Selma Lagerlof presents a synthesis of the animal and saint in her legend of Raniero de Raniero, a weaponsmith in Florence, later a warrior and a very tough guy. He became a crusader and one of the first to climb the wall of Jerusalem. He is the most courageous, strongest and brutal warrior in the crusader army. During his bloody career he sent his greatest trophies to a certain Madonna picture in his hometown to make his successes known. He was just as arrogant when he lost. After the conquest of Jerusalem he received a special reward for his bravery, to be the first to light a candle from the eternal .ame on the altar of the Holy City. But that same evening, during a feast the jester dares him to carry the candle to Florence without letting the flame go out.

“You think I can not do so!” replies Raniero.

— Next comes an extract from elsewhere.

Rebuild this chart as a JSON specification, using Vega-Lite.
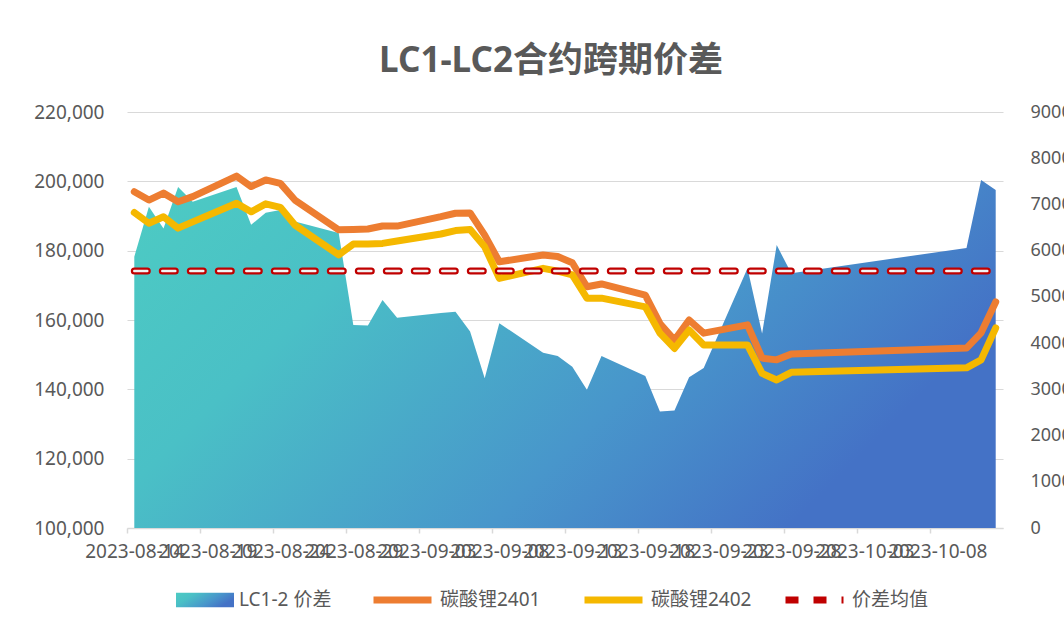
{
  "$schema": "https://vega.github.io/schema/vega-lite/v6.json",
  "width": 876,
  "height": 416,
  "autosize": {"type": "none"},
  "padding": {"left": 127, "top": 112, "right": 61, "bottom": 107},
  "background": "white",
  "config": {
    "view": {"stroke": null},
    "font": "Noto Sans",
    "legend": {
      "orient": "none",
      "direction": "horizontal",
      "padding": 0,
      "symbolSize": 3364,
      "clipHeight": 20,
      "labelFont": "Noto Sans, Noto Sans CJK SC",
      "labelFontSize": 19,
      "labelColor": "#595959",
      "labelOffset": 5,
      "symbolOpacity": 1
    }
  },
  "title": {
    "text": "LC1-LC2合约跨期价差",
    "font": "Noto Sans, Noto Sans CJK SC",
    "fontSize": 35,
    "fontWeight": "bold",
    "color": "#595959",
    "anchor": "middle",
    "dx": -14,
    "offset": 24
  },
  "datasets": {
    "spread": [
      {"date": "2023-08-14", "spread": 5870},
      {"date": "2023-08-15", "spread": 6950},
      {"date": "2023-08-16", "spread": 6480},
      {"date": "2023-08-17", "spread": 7380},
      {"date": "2023-08-18", "spread": 7060},
      {"date": "2023-08-21", "spread": 7380},
      {"date": "2023-08-22", "spread": 6560},
      {"date": "2023-08-23", "spread": 6820},
      {"date": "2023-08-24", "spread": 6880},
      {"date": "2023-08-25", "spread": 6630},
      {"date": "2023-08-28", "spread": 6380},
      {"date": "2023-08-29", "spread": 4390},
      {"date": "2023-08-30", "spread": 4380},
      {"date": "2023-08-31", "spread": 4930},
      {"date": "2023-09-01", "spread": 4550},
      {"date": "2023-09-04", "spread": 4650},
      {"date": "2023-09-05", "spread": 4680},
      {"date": "2023-09-06", "spread": 4250},
      {"date": "2023-09-07", "spread": 3240},
      {"date": "2023-09-08", "spread": 4430},
      {"date": "2023-09-11", "spread": 3790},
      {"date": "2023-09-12", "spread": 3720},
      {"date": "2023-09-13", "spread": 3490},
      {"date": "2023-09-14", "spread": 2990},
      {"date": "2023-09-15", "spread": 3720},
      {"date": "2023-09-18", "spread": 3290},
      {"date": "2023-09-19", "spread": 2520},
      {"date": "2023-09-20", "spread": 2540},
      {"date": "2023-09-21", "spread": 3260},
      {"date": "2023-09-22", "spread": 3460},
      {"date": "2023-09-25", "spread": 5620},
      {"date": "2023-09-26", "spread": 4210},
      {"date": "2023-09-27", "spread": 6120},
      {"date": "2023-09-28", "spread": 5510},
      {"date": "2023-10-10", "spread": 6060},
      {"date": "2023-10-11", "spread": 7530},
      {"date": "2023-10-12", "spread": 7310}
    ],
    "prices": [
      {"date": "2023-08-14", "series": "碳酸锂2401", "price": 197000},
      {"date": "2023-08-15", "series": "碳酸锂2401", "price": 194600},
      {"date": "2023-08-16", "series": "碳酸锂2401", "price": 196600},
      {"date": "2023-08-17", "series": "碳酸锂2401", "price": 194100},
      {"date": "2023-08-18", "series": "碳酸锂2401", "price": 195600},
      {"date": "2023-08-21", "series": "碳酸锂2401", "price": 201500},
      {"date": "2023-08-22", "series": "碳酸锂2401", "price": 198500},
      {"date": "2023-08-23", "series": "碳酸锂2401", "price": 200400},
      {"date": "2023-08-24", "series": "碳酸锂2401", "price": 199400},
      {"date": "2023-08-25", "series": "碳酸锂2401", "price": 194600},
      {"date": "2023-08-28", "series": "碳酸锂2401", "price": 186000},
      {"date": "2023-08-29", "series": "碳酸锂2401", "price": 186100},
      {"date": "2023-08-30", "series": "碳酸锂2401", "price": 186250},
      {"date": "2023-08-31", "series": "碳酸锂2401", "price": 187100},
      {"date": "2023-09-01", "series": "碳酸锂2401", "price": 187100},
      {"date": "2023-09-04", "series": "碳酸锂2401", "price": 189800},
      {"date": "2023-09-05", "series": "碳酸锂2401", "price": 190800},
      {"date": "2023-09-06", "series": "碳酸锂2401", "price": 190900},
      {"date": "2023-09-07", "series": "碳酸锂2401", "price": 184500},
      {"date": "2023-09-08", "series": "碳酸锂2401", "price": 176800},
      {"date": "2023-09-11", "series": "碳酸锂2401", "price": 178750},
      {"date": "2023-09-12", "series": "碳酸锂2401", "price": 178300},
      {"date": "2023-09-13", "series": "碳酸锂2401", "price": 176500},
      {"date": "2023-09-14", "series": "碳酸锂2401", "price": 169600},
      {"date": "2023-09-15", "series": "碳酸锂2401", "price": 170400},
      {"date": "2023-09-18", "series": "碳酸锂2401", "price": 167200},
      {"date": "2023-09-19", "series": "碳酸锂2401", "price": 159000},
      {"date": "2023-09-20", "series": "碳酸锂2401", "price": 154200},
      {"date": "2023-09-21", "series": "碳酸锂2401", "price": 160000},
      {"date": "2023-09-22", "series": "碳酸锂2401", "price": 156200},
      {"date": "2023-09-25", "series": "碳酸锂2401", "price": 158600},
      {"date": "2023-09-26", "series": "碳酸锂2401", "price": 149000},
      {"date": "2023-09-27", "series": "碳酸锂2401", "price": 148500},
      {"date": "2023-09-28", "series": "碳酸锂2401", "price": 150200},
      {"date": "2023-10-10", "series": "碳酸锂2401", "price": 151900},
      {"date": "2023-10-11", "series": "碳酸锂2401", "price": 156300},
      {"date": "2023-10-12", "series": "碳酸锂2401", "price": 165200},
      {"date": "2023-08-14", "series": "碳酸锂2402", "price": 191000},
      {"date": "2023-08-15", "series": "碳酸锂2402", "price": 187900},
      {"date": "2023-08-16", "series": "碳酸锂2402", "price": 189800},
      {"date": "2023-08-17", "series": "碳酸锂2402", "price": 186500},
      {"date": "2023-08-18", "series": "碳酸锂2402", "price": 188300},
      {"date": "2023-08-21", "series": "碳酸锂2402", "price": 193700},
      {"date": "2023-08-22", "series": "碳酸锂2402", "price": 191200},
      {"date": "2023-08-23", "series": "碳酸锂2402", "price": 193500},
      {"date": "2023-08-24", "series": "碳酸锂2402", "price": 192500},
      {"date": "2023-08-25", "series": "碳酸锂2402", "price": 187400},
      {"date": "2023-08-28", "series": "碳酸锂2402", "price": 178800},
      {"date": "2023-08-29", "series": "碳酸锂2402", "price": 181900},
      {"date": "2023-08-30", "series": "碳酸锂2402", "price": 181900},
      {"date": "2023-08-31", "series": "碳酸锂2402", "price": 182100},
      {"date": "2023-09-01", "series": "碳酸锂2402", "price": 182800},
      {"date": "2023-09-04", "series": "碳酸锂2402", "price": 184800},
      {"date": "2023-09-05", "series": "碳酸锂2402", "price": 185800},
      {"date": "2023-09-06", "series": "碳酸锂2402", "price": 186100},
      {"date": "2023-09-07", "series": "碳酸锂2402", "price": 181100},
      {"date": "2023-09-08", "series": "碳酸锂2402", "price": 172000},
      {"date": "2023-09-11", "series": "碳酸锂2402", "price": 174900},
      {"date": "2023-09-12", "series": "碳酸锂2402", "price": 174100},
      {"date": "2023-09-13", "series": "碳酸锂2402", "price": 173000},
      {"date": "2023-09-14", "series": "碳酸锂2402", "price": 166300},
      {"date": "2023-09-15", "series": "碳酸锂2402", "price": 166300},
      {"date": "2023-09-18", "series": "碳酸锂2402", "price": 163800},
      {"date": "2023-09-19", "series": "碳酸锂2402", "price": 156200},
      {"date": "2023-09-20", "series": "碳酸锂2402", "price": 151800},
      {"date": "2023-09-21", "series": "碳酸锂2402", "price": 157100},
      {"date": "2023-09-22", "series": "碳酸锂2402", "price": 152800},
      {"date": "2023-09-25", "series": "碳酸锂2402", "price": 152800},
      {"date": "2023-09-26", "series": "碳酸锂2402", "price": 144600},
      {"date": "2023-09-27", "series": "碳酸锂2402", "price": 142700},
      {"date": "2023-09-28", "series": "碳酸锂2402", "price": 144900},
      {"date": "2023-10-10", "series": "碳酸锂2402", "price": 146200},
      {"date": "2023-10-11", "series": "碳酸锂2402", "price": 148500},
      {"date": "2023-10-12", "series": "碳酸锂2402", "price": 157700}
    ],
    "mean": [
      {"date": "2023-08-14", "series": "价差均值", "value": 5560},
      {"date": "2023-08-21", "series": "价差均值", "value": 5560},
      {"date": "2023-08-28", "series": "价差均值", "value": 5560},
      {"date": "2023-09-04", "series": "价差均值", "value": 5560},
      {"date": "2023-09-11", "series": "价差均值", "value": 5560},
      {"date": "2023-09-18", "series": "价差均值", "value": 5560},
      {"date": "2023-09-25", "series": "价差均值", "value": 5560},
      {"date": "2023-10-10", "series": "价差均值", "value": 5560},
      {"date": "2023-10-12", "series": "价差均值", "value": 5560}
    ]
  },
  "encoding": {
    "x": {
      "field": "date",
      "type": "temporal",
      "scale": {
        "type": "utc",
        "domain": [
          {"year": 2023, "month": 8, "date": 13, "hours": 12, "utc": true},
          {"year": 2023, "month": 10, "date": 12, "hours": 12, "utc": true}
        ]
      },
      "axis": {
        "title": null,
        "grid": false,
        "values": [
          {"year": 2023, "month": 8, "date": 14, "utc": true},
          {"year": 2023, "month": 8, "date": 19, "utc": true},
          {"year": 2023, "month": 8, "date": 24, "utc": true},
          {"year": 2023, "month": 8, "date": 29, "utc": true},
          {"year": 2023, "month": 9, "date": 3, "utc": true},
          {"year": 2023, "month": 9, "date": 8, "utc": true},
          {"year": 2023, "month": 9, "date": 13, "utc": true},
          {"year": 2023, "month": 9, "date": 18, "utc": true},
          {"year": 2023, "month": 9, "date": 23, "utc": true},
          {"year": 2023, "month": 9, "date": 28, "utc": true},
          {"year": 2023, "month": 10, "date": 3, "utc": true},
          {"year": 2023, "month": 10, "date": 8, "utc": true}
        ],
        "labelExpr": "utcFormat(datum.value, '%Y-%m-%d')",
        "labelOverlap": false,
        "labelFlush": false,
        "labelBound": false,
        "tickOffset": -7.3,
        "labelOffset": 7.3,
        "tickSize": 5,
        "tickColor": "#D9D9D9",
        "tickWidth": 1.5,
        "domainColor": "#D9D9D9",
        "domainWidth": 1.5,
        "labelPadding": 9,
        "labelFontSize": 19,
        "labelColor": "#595959"
      }
    }
  },
  "layer": [
    {
      "data": {"name": "spread"},
      "mark": {
        "type": "area",
        "color": {
          "gradient": "linear",
          "x1": 0, "y1": 0, "x2": 1, "y2": 0.4,
          "stops": [
            {"offset": 0, "color": "#4DCBC3"},
            {"offset": 0.3, "color": "#4AC0C6"},
            {"offset": 0.7, "color": "#4896CB"},
            {"offset": 1, "color": "#4472C6"}
          ]
        }
      },
      "encoding": {
        "y": {
          "field": "spread",
          "type": "quantitative",
          "scale": {"domain": [0, 9000], "nice": false, "zero": true},
          "axis": {
            "orient": "right",
            "title": null,
            "values": [0, 1000, 2000, 3000, 4000, 5000, 6000, 7000, 8000, 9000],
            "format": "d",
            "grid": false,
            "domain": false,
            "ticks": false,
            "labelPadding": 27,
            "labelFontSize": 18,
            "labelColor": "#595959"
          }
        },
        "opacity": {
          "datum": "LC1-2 价差",
          "type": "ordinal",
          "scale": {"domain": ["LC1-2 价差"], "range": [1]},
          "legend": {
            "title": null,
            "legendX": 49,
            "legendY": 478,
            "symbolType": "M-1,-0.25H1V0.25H-1Z",
            "symbolStrokeWidth": 0
          }
        }
      }
    },
    {
      "data": {"name": "prices"},
      "mark": {"type": "line", "strokeWidth": 7, "strokeJoin": "round", "strokeCap": "round"},
      "encoding": {
        "y": {
          "field": "price",
          "type": "quantitative",
          "scale": {"domain": [100000, 220000], "nice": false, "zero": false},
          "axis": {
            "orient": "left",
            "title": null,
            "values": [100000, 120000, 140000, 160000, 180000, 200000, 220000],
            "format": ",d",
            "grid": true,
            "gridColor": "#D9D9D9",
            "gridWidth": 1.2,
            "domain": false,
            "ticks": false,
            "labelPadding": 23,
            "labelFontSize": 19,
            "labelColor": "#595959"
          }
        },
        "color": {
          "field": "series",
          "type": "nominal",
          "scale": {
            "domain": ["碳酸锂2401", "碳酸锂2402"],
            "range": ["#ED7D31", "#F5B800"]
          },
          "legend": {
            "title": null,
            "legendX": 243,
            "legendY": 478,
            "columns": 2,
            "columnPadding": 40,
            "symbolType": "stroke",
            "symbolStrokeWidth": 7
          }
        }
      }
    },
    {
      "data": {"name": "mean"},
      "encoding": {
        "y": {
          "field": "value",
          "type": "quantitative",
          "scale": {"domain": [0, 9000], "nice": false, "zero": true},
          "axis": null
        }
      },
      "layer": [
        {
          "mark": {"type": "line", "color": "#C00000", "strokeWidth": 7, "strokeCap": "round"},
          "encoding": {
            "strokeDash": {
              "field": "series",
              "type": "nominal",
              "scale": {"domain": ["价差均值"], "range": [[13, 15]]},
              "legend": {
                "title": null,
                "legendX": 655,
                "legendY": 478,
                "symbolType": "stroke",
                "symbolStrokeWidth": 7,
                "symbolStrokeColor": "#C00000"
              }
            }
          }
        },
        {
          "mark": {"type": "line", "strokeWidth": 2.5, "strokeDash": [13, 15], "strokeCap": "round", "color": "#F2F2F2"}
        }
      ]
    }
  ],
  "resolve": {"scale": {"y": "independent"}}
}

And so the bet was on. The next morning the crusader rode off alone on his horse in his armor with weapons and a unlit candles on his belt, carrying the holy, burning light in his hand. The dangers he encounters bringing the candle to Florence are much larger than the usual pains and dangers of a soldier. The flame shall not go out! He withstands insults, pain and grief. He cannot defend himself because the flame must be protected. He cannot free. He cannot sleep. He cannot rest or his armor, weapons and horse could be stolen. Raniero becomes sick, weak, thin and grungy. They call him pazzo, the idiot. But that does not matter to one who protects the flame. He soon learns his lesson: he who carries a flame can only succeed if he forgets all other thoughts, if he, in the morning, at midday, in the evening and in the night thinks only of the flame.

When Raniero returned to Florence the flame burned brightly, but he was a changed man. He still had the powerful forces but his goals were different. This legend includes one thousand years of history. The road from Jerusalem to Florence is very long. The story of Raniero is the story of humankind. These stories give children a lively, direct and very exciting drama. They provide nourishment, from which the children can live and grow. Every glance, every handshake, every drawing and every question exposes relationships with “birds,” “boats,” the “hare,” the “witch,” or the “saint.” The children meet themselves.